◆ **TASK TO CARRY OUT**:
Extract everything from the first line through the line with "Chart.register(...registerables);", both ends included, except for any pictures.

◆ **DATASET EXCERPT**:
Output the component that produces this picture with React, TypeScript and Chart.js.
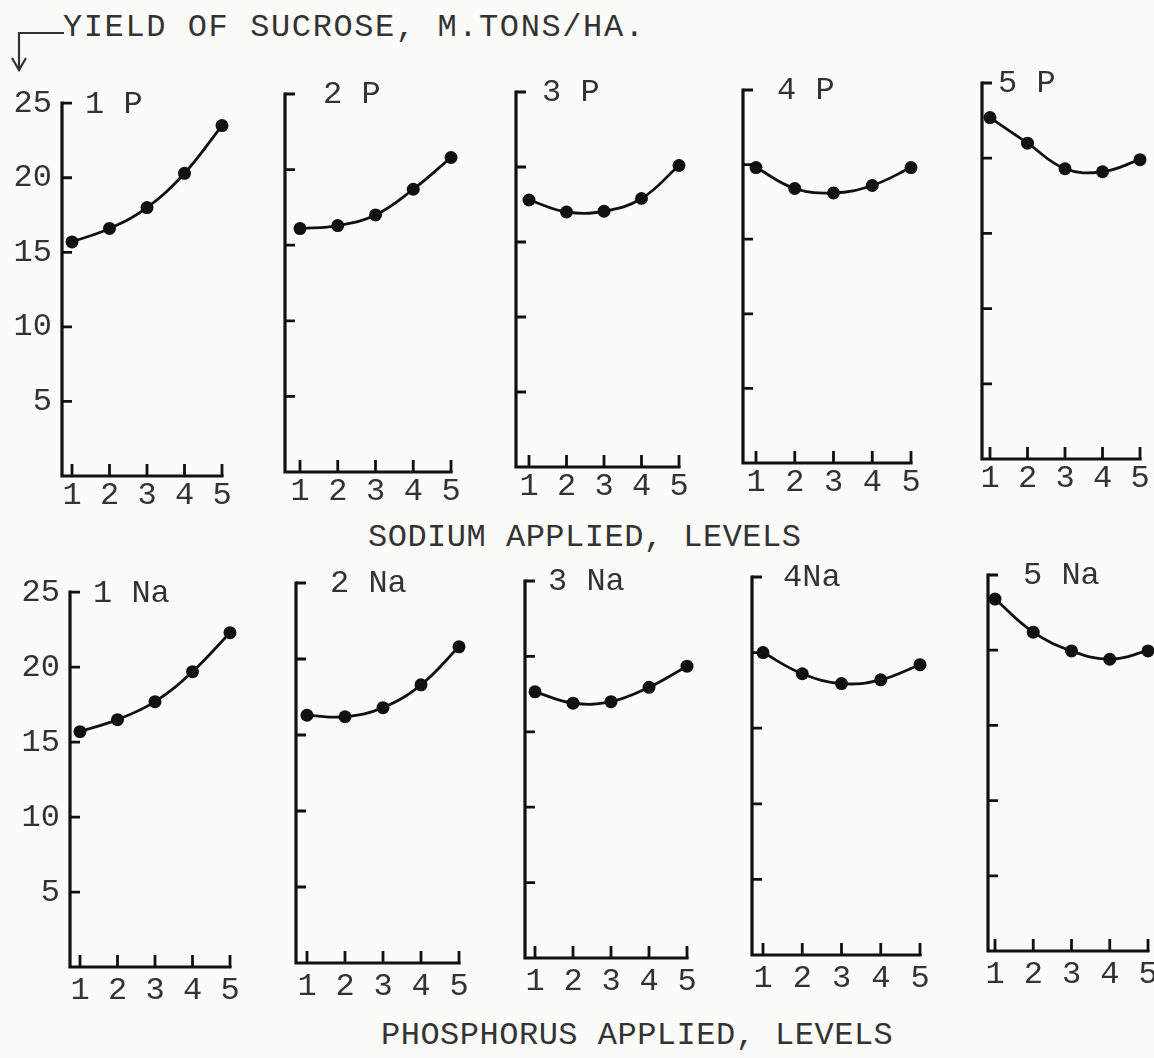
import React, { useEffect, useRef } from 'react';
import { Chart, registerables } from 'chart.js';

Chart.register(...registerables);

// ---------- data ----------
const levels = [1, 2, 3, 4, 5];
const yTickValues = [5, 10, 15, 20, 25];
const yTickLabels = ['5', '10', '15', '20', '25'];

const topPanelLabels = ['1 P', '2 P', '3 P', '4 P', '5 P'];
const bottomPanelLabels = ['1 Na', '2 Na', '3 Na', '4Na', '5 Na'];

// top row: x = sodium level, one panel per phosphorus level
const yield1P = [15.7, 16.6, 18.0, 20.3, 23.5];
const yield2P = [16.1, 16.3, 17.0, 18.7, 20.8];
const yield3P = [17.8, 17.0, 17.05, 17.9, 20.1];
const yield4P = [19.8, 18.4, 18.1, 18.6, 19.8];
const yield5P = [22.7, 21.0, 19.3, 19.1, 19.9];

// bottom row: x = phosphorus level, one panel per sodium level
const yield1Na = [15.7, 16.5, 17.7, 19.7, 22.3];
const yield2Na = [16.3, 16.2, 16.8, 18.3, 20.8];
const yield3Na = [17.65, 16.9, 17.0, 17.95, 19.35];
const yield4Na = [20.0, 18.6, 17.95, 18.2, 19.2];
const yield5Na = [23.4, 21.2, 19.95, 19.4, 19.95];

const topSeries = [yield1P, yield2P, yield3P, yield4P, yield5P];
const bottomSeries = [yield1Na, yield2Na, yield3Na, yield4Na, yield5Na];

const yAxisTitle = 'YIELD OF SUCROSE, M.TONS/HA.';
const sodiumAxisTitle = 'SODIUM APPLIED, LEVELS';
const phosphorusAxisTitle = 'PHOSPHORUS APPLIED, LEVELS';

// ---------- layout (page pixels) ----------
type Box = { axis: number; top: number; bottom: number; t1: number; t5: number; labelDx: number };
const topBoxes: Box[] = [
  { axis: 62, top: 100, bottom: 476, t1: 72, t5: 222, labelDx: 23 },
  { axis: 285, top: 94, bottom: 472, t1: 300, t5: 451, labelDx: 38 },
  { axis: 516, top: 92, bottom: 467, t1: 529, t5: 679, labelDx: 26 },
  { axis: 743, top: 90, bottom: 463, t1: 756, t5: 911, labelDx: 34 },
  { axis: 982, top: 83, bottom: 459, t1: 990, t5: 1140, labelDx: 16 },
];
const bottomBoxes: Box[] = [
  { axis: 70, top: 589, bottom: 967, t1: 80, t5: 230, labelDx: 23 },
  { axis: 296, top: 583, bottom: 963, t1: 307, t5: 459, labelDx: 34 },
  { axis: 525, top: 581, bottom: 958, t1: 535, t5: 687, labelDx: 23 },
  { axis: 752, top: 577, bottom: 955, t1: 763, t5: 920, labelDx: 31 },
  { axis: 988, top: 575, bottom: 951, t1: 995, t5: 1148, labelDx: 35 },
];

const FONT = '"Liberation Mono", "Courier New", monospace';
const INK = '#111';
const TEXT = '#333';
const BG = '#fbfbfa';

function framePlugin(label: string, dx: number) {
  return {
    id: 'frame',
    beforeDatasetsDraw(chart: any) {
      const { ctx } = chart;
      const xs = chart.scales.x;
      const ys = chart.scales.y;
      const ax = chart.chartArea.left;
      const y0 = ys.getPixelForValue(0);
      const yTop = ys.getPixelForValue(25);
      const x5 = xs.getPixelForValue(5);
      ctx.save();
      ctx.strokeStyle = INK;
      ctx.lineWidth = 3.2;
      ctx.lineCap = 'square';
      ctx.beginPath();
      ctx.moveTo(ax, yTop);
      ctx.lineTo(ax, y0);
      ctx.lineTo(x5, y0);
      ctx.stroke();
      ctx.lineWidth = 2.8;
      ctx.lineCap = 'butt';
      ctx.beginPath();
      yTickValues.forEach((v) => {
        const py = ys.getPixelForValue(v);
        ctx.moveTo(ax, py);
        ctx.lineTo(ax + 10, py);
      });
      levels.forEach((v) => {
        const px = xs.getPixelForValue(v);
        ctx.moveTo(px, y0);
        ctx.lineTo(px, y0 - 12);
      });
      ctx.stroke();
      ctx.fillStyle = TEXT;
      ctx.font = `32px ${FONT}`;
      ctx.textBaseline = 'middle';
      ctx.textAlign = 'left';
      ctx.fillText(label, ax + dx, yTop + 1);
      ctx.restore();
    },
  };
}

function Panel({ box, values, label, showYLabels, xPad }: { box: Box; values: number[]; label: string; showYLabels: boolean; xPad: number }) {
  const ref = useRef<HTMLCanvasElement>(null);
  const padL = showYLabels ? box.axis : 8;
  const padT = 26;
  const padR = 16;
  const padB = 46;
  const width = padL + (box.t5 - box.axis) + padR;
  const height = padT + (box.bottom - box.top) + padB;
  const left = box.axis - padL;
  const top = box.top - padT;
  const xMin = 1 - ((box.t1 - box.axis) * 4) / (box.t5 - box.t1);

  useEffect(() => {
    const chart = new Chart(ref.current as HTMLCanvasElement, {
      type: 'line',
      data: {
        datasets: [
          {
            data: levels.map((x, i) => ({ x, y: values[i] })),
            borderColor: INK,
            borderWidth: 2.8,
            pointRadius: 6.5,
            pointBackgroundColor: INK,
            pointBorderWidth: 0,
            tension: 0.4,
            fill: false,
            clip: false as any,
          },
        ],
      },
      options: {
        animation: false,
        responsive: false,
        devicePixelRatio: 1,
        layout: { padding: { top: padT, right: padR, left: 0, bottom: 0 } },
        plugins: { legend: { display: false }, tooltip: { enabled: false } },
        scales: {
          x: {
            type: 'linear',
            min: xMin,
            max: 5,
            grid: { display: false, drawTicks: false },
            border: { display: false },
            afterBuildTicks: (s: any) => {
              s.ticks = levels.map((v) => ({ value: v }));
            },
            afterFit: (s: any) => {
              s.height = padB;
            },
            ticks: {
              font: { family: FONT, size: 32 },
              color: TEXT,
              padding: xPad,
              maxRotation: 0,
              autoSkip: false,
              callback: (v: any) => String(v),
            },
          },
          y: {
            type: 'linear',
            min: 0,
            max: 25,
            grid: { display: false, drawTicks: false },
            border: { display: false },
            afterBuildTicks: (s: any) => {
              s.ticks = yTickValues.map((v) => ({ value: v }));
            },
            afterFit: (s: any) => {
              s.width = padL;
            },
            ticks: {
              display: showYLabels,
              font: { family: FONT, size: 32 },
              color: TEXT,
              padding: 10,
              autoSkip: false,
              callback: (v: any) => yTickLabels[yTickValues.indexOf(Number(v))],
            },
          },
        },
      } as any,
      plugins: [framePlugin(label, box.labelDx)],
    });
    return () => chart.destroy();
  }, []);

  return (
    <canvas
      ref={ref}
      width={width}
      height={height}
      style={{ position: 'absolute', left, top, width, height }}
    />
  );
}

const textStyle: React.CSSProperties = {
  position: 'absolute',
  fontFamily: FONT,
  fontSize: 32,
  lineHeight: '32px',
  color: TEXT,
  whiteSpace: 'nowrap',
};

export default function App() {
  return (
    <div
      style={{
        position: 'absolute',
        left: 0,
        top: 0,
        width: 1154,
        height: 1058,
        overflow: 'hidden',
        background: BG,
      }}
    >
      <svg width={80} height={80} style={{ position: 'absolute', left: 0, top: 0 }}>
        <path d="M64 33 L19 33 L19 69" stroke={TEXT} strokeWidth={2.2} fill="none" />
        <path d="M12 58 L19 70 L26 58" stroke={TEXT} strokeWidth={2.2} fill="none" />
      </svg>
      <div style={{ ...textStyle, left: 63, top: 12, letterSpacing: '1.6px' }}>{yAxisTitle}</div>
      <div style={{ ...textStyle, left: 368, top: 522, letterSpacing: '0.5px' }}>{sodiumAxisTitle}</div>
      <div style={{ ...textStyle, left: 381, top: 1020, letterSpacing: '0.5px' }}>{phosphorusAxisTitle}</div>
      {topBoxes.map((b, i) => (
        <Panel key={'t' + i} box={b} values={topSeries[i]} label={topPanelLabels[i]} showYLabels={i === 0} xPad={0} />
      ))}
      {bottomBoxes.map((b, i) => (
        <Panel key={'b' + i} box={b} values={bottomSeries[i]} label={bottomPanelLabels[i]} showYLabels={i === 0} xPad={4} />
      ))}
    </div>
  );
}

◆ **RESULT OF THE EXERCISE**:
Output the component that produces this picture with React, TypeScript and Chart.js.
import React, { useEffect, useRef } from 'react';
import { Chart, registerables } from 'chart.js';

Chart.register(...registerables);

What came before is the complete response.